The world of optical design is populated with frames inspired by artists, writers, musicians, actors and other cultural icons. Michael Caine, Jackie O, Norman Rockwell, Andy Warhol, Superman… All names synonymous with a certain kind of spectacle. When EB Meyrowitz, revered opticians of Mayfair’s Royal Arcade, decided to revive the tradition of founder Emil Bruno Meyrowitz by creating a strictly limited run of 12 pieces of a certain design, they looked to novelist Thomas Hardy for inspiration for their first dozen pairs. Hence: the Hardy.
Rather than taking inspiration from Hardy’s face (he was famed for his moustache, but didn’t wear glasses), they turned to the work itself – looking at certain aspects of Victorian architecture (Hardy trained as an architect), such as the Natural History Museum, with its sweeping curves that sit next to rigid contours. The result is an elegant, studious-looking style of specs (examples first and third pictures), with four sets in three different colours: deep mahogany (fourth picture), azure stone and a neutral, soft, citrus-tinged pale cashmere (second picture).
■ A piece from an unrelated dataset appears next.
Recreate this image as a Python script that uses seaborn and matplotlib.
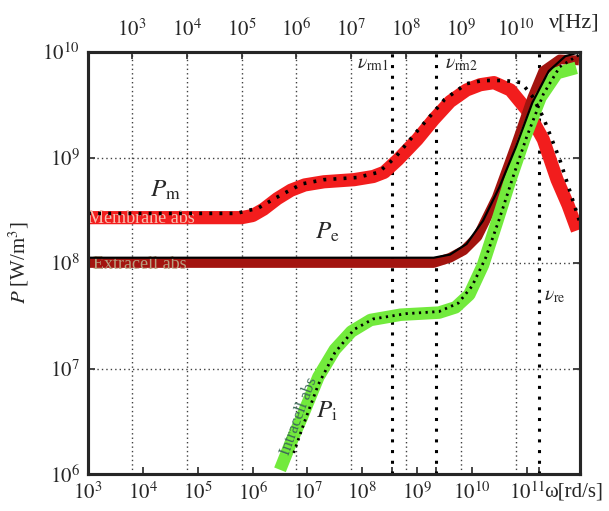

EB Meyrowitz glasses are customarily handcrafted from cotton acetates, buffalo horn and tortoiseshell. In keeping with the 19th-century influences, The Hardy is made in buffalo horn, in colourways and mottles that were prevalent during the era. The azure stone frames take things a step further – blue was one of the first, and most popular, colours used when colour was introduced into the creation of optical frames. The look of the Hardy harks back to a significant wave of innovation in frame technology – advances allowed for new shapes that were a huge leap on from the simple ovular metallic frames that were the norm. The modern frame was taking shape.
The 12 pieces, priced from £2,500 each, go on sale on Monday at the Royal Arcade store. The Hardy is the first in a series of limited-edition frames inspired by literary history – designs inspired by Byron and Shelley are rumoured to be in development.